Nakşibendiler, tasavvufa bidat (çalgı, raks, kadın vs) girmesine şiddetle engel olmaya çalışmışlar, öyle olanları bünyelerinden atmışlardır. Nakşi büyükleri zahir ilimleri ile tasavvufu beraber yürütmüştür. Çoğu aynı zamanda zahir alimidir. İmam Rabbani, kelâm; Senaullah Panipati, tefsir ve fıkıh, Ahmed Ziyaeddin Gümüşhanevi hadis alimi idi. Telifatları vardır.

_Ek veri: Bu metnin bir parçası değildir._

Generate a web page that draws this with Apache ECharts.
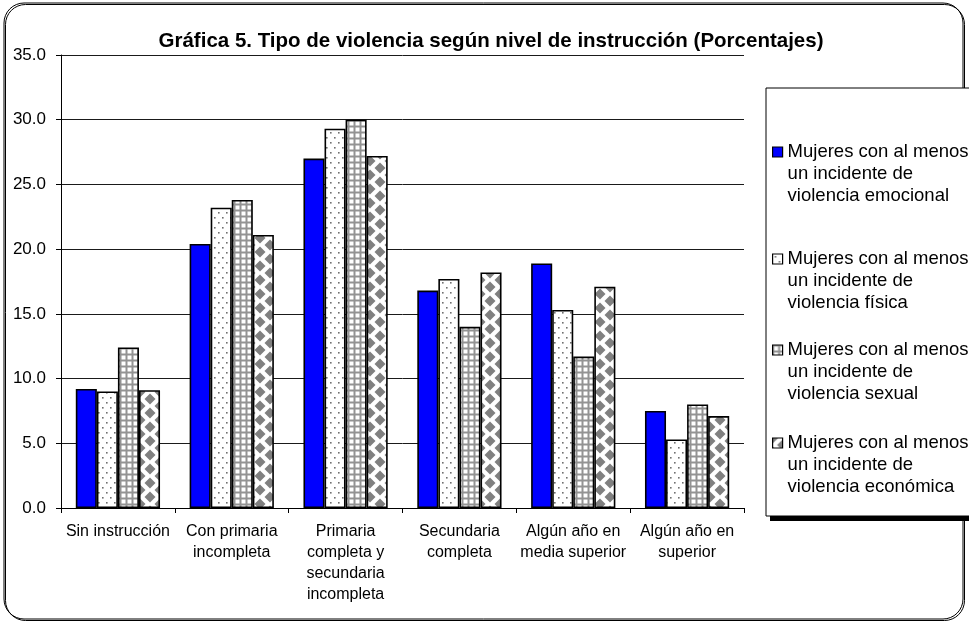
<!DOCTYPE html>
<html>
<head>
<meta charset="utf-8">
<script src="https://cdn.jsdelivr.net/npm/echarts@6/dist/echarts.min.js"></script>
<style>
  html, body { margin: 0; padding: 0; background: #fff; }
  #chart { width: 969px; height: 626px; }
</style>
</head>
<body>
<div id="chart"></div>
<script>
// Education levels (x axis)
var categories = [
  'Sin instrucción',
  'Con primaria\nincompleta',
  'Primaria\ncompleta y\nsecundaria\nincompleta',
  'Secundaria\ncompleta',
  'Algún año en\nmedia superior',
  'Algún año en\nsuperior'
];

// Percentages by violence type
var emocional = [9.2, 20.4, 27.0, 16.8, 18.9, 7.5];
var fisica    = [9.0, 23.2, 29.3, 17.7, 15.3, 5.3];
var sexual    = [12.4, 23.8, 30.0, 14.0, 11.7, 8.0];
var economica = [9.1, 21.1, 27.2, 18.2, 17.1, 7.1];

var seriesNames = [
  'Mujeres con al menos\nun incidente de\nviolencia emocional',
  'Mujeres con al menos\nun incidente de\nviolencia física',
  'Mujeres con al menos\nun incidente de\nviolencia sexual',
  'Mujeres con al menos\nun incidente de\nviolencia económica'
];

var yTicks = { min: 0, max: 35, step: 5 };

// --- fill patterns -------------------------------------------------------
function makeTile(w, h, draw) {
  var c = document.createElement('canvas');
  c.width = w; c.height = h;
  var ctx = c.getContext('2d');
  draw(ctx, w, h);
  return c;
}

var dotTile = makeTile(8, 10, function (ctx, w, h) {
  ctx.fillStyle = '#fff';
  ctx.fillRect(0, 0, w, h);
  ctx.fillStyle = '#707070';
  ctx.fillRect(2, 2, 1.6, 1.6);
  ctx.fillRect(6, 7, 1.6, 1.6);
});

var gridTile = makeTile(6, 6, function (ctx, w, h) {
  ctx.fillStyle = '#939393';
  ctx.fillRect(0, 0, w, h);
  ctx.fillStyle = '#fff';
  ctx.fillRect(1.5, 1.5, 4, 4);
});

var diamondTile = makeTile(20, 14, function (ctx, w, h) {
  ctx.fillStyle = '#fff';
  ctx.fillRect(0, 0, w, h);
  ctx.fillStyle = '#808080';
  function diamond(cx, cy) {
    ctx.beginPath();
    ctx.moveTo(cx, cy - 5.5);
    ctx.lineTo(cx + 5.5, cy);
    ctx.lineTo(cx, cy + 5.5);
    ctx.lineTo(cx - 5.5, cy);
    ctx.closePath();
    ctx.fill();
  }
  diamond(10, 7);
  diamond(0, 0); diamond(20, 0); diamond(0, 14); diamond(20, 14);
});

var fills = [
  '#0000ff',
  { image: dotTile, repeat: 'repeat' },
  { image: gridTile, repeat: 'repeat' },
  { image: diamondTile, repeat: 'repeat' }
];
var values = [emocional, fisica, sexual, economica];

var font = 'Liberation Sans, Arial, sans-serif';

var series = seriesNames.map(function (name, i) {
  return {
    name: name,
    type: 'bar',
    data: values[i],
    barGap: '0%',
    barCategoryGap: '26%',
    itemStyle: { color: fills[i], borderColor: '#000', borderWidth: 1.6 },
    emphasis: { disabled: true }
  };
});

// one legend block per series; two leading blank lines keep the
// marker level with the first line of each three-line label
var legendTops = [92, 199, 290, 383];
var legends = seriesNames.map(function (name, i) {
  return {
    data: [name],
    left: 767,
    top: legendTops[i],
    orient: 'vertical',
    icon: 'rect',
    itemWidth: 10,
    itemHeight: 10,
    itemGap: 4,
    selectedMode: false,
    z: 10,
    formatter: function (n) { return '\n\n' + n; },
    itemStyle: { borderColor: '#000', borderWidth: 1.2 },
    textStyle: {
      fontFamily: font,
      fontSize: 18.5,
      color: '#000',
      lineHeight: 22
    }
  };
});

var chart = echarts.init(document.getElementById('chart'), null, { renderer: 'canvas' });
chart.setOption({
  animation: false,
  backgroundColor: '#fff',
  title: {
    text: 'Gráfica 5. Tipo de violencia según nivel de instrucción (Porcentajes)',
    left: 486,
    textAlign: 'center',
    top: 26,
    textStyle: { fontFamily: font, fontSize: 20.5, fontWeight: 'bold', color: '#000' }
  },
  graphic: [
    {
      type: 'rect',
      z: -10,
      shape: { x: 4, y: 3, width: 959, height: 616, r: 20 },
      style: {
        fill: 'transparent', stroke: '#000', lineWidth: 1,
        shadowColor: '#000', shadowOffsetX: 1.5, shadowOffsetY: 1.5, shadowBlur: 0
      }
    },
    {
      // legend panel drop shadow
      type: 'rect',
      z: -6,
      shape: { x: 770, y: 92, width: 230, height: 429 },
      style: { fill: '#000' }
    },
    {
      type: 'rect',
      z: -5,
      shape: { x: 766, y: 88, width: 230, height: 428 },
      style: { fill: '#fff', stroke: '#000', lineWidth: 1 }
    }
  ],
  legend: legends,
  grid: { left: 61, top: 55, right: 225, bottom: 118, containLabel: false },
  xAxis: {
    type: 'category',
    data: categories,
    axisLine: { lineStyle: { color: '#000', width: 1 } },
    axisTick: { show: true, length: 5, lineStyle: { color: '#000' } },
    axisLabel: {
      interval: 0,
      fontFamily: font,
      fontSize: 16,
      lineHeight: 21,
      color: '#000',
      margin: 13
    }
  },
  yAxis: {
    type: 'value',
    min: yTicks.min,
    max: yTicks.max,
    interval: yTicks.step,
    axisLine: { show: true, lineStyle: { color: '#000', width: 1 } },
    axisTick: { show: true, length: 5, lineStyle: { color: '#000' } },
    splitLine: { lineStyle: { color: '#1a1a1a', width: 1 } },
    axisLabel: {
      fontFamily: font,
      fontSize: 17,
      color: '#000',
      margin: 15,
      formatter: function (v) { return v.toFixed(1); }
    }
  },
  series: series
});
</script>
</body>
</html>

Remzi (Akyürek) Efendi isimli bir Mevlevî şeyhi anlattı: “İlahiyat fakültesinde tasavvuf imtihanı vardı. Dersin hocası ben idim. Abdülhakîm Arvasi Efendi hazretleri mümeyyiz seçilip gönderilmişti. Huzurlarında imtihan başladı. Talebenin birine bir sual sordum. Sualim şu idi: ‘Tarikatler arasındaki fârıka [fark] ve hususiyetler nelerdir?’ Çocuk: ‘Hârika ve kerâmette Kâdirîlik, aşk ve muhabbette Mevlevîlik, zühd ve takvâda Nakşîlik’ cevabını verdi. ‘Sen bunlardan birini tercih vaziyetinde olsan, hangisini ihtiyar ederdin?’ diye sordum. Talebe, herhalde, hocasının Mevlevî olduğunu düşünmüş olacak ki, bir cemile yaptı ve: ‘Mevlevîliği ihtiyar ederdim, efendim’ dedi. Sormak, talebenin tercih ölçüsünü kurcalamak lâzımdı. ‘Niçin Mevlevîliği seçerdin, oğlum?’ dedim. Hemen cevap verip: ‘Aşk ve muhabbete her şey dâhildir’ dedi. Bu söz üzerine, Abdülhakîm Efendi Hazretleri, çocuğa, ‘Aferin!’ dediler. İmtihan bitti. Çıktık, Efendi Hazretleri ile yan yana yürürken, kendilerine: ‘Efendim, çocuk hocasının tarikati olan Mevlevîliği seçti, düşüncesini söyledi ve siz onu, aferin ile takdir buyurdunuz. Halbuki siz Nakşîsiniz. Sebebini sual edebilir miyim?’ dedim. İşte o zaman, Efendi Hazretleri bana, insanoğlunun elinin, idrakinin erişemeyeceği şu ince manayı ikram edip: ‘Çocuk doğru söyledi. Aşk ve muhabbete her şey dâhildir. Şu var ki, Nakşîlerin zühd ve takvâsı, bu aşk ve muhabbeti örtmeğe perde olmaktadır. Çocuk doğruyu söyledi. Zühd ve takvâ ile örtülü aşk ve muhabbeti ayırd edecek kadar derine inemezdi’ buyurdu.”